The Taylor Enquiry, an investigation by the DPP, Stewart-Smith’s ‘Enquiry’ and then the truth. The aforementioned have always been tainted with “cover ups” and a recalibration of what is the truth. The police had even “edited” their statements for the Taylor enquiry removing any suggestion that the police were to blame. Lord Justice Stewart-Smith concluded in his enquiry that “altering police statements did not amount to irregularity and malpractice”. ..
On the 26th April 2016 the jury returned true verdicts following their scrutiny of ALL of the evidence. They found that the victims had been unlawfully killed and NOT by accident as had been previously determined during the Taylor Enquiry.

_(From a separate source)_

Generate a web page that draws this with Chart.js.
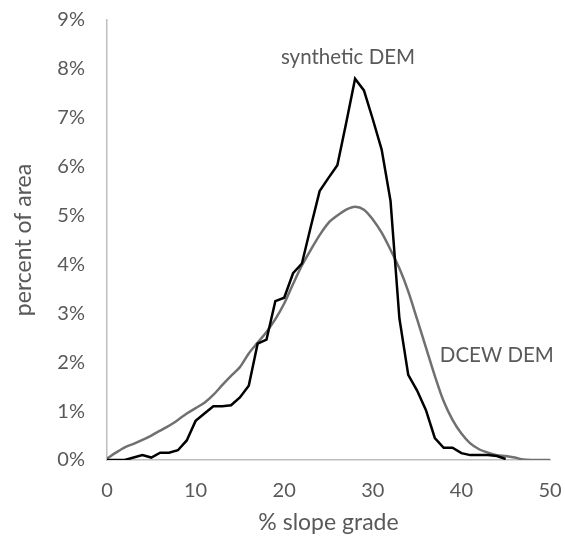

The jury had to be convinced that overall match commander Chief Superintendent David Duckenfield (1) owed a duty of care to those who died in the disaster, and (2) that he was in breach of that duty of care, and (3) that his breach of duty caused the deaths and, (4) that it amounted to “gross negligence”.
They concluded it was unlawful killing by a 7-2 majority.
During the hearing Duckenfield admitted that he had told a “terrible lie” when he claimed Liverpool fans had forced open the gate to the Leppings Lane end of the ground, where the fatal crush happened. “If we’re categorising things, that was a terrible lie, in that everybody knew the truth. The fans knew the truth, that we’d opened the gates, the police officers knew we’d opened the gates,” he said.
Sue Hemming, the head of special crime and counter-terrorism division at the CPS, indicated that prosecutors were collaborating with Operation Resolve, the investigation into possible manslaughter and other criminal offences, and the IPCC, which investigates complaints against police forces.
If the CPS were to decide to prosecute Duckenfield, it would have to apply to lift a stay of prosecution ordered in 2000, a spokesman confirmed. Judge Anthony Hooper, who heard the private prosecution brought 17 years ago by the Hillsborough Family Support Group against Duckenfield and his deputy, Supt Bernard Murray, did not order a retrial after Murray was acquitted and the jury failed to reach a verdict on Duckenfield, and put a stay on any further prosecution.
Offences under consideration include gross negligence manslaughter, misconduct in a public office, perverting the course of justice, and breaches of health and safety and stadium safety legislation.
This will not happen very quickly, the reviewing lawyers will have to look at all of the evidence again and decide on charging according to the code of crown prosecutors. It is suggested that such a file for review will be available by the end of the year. I anticipate that any charging decsions are likely to be around this time next year.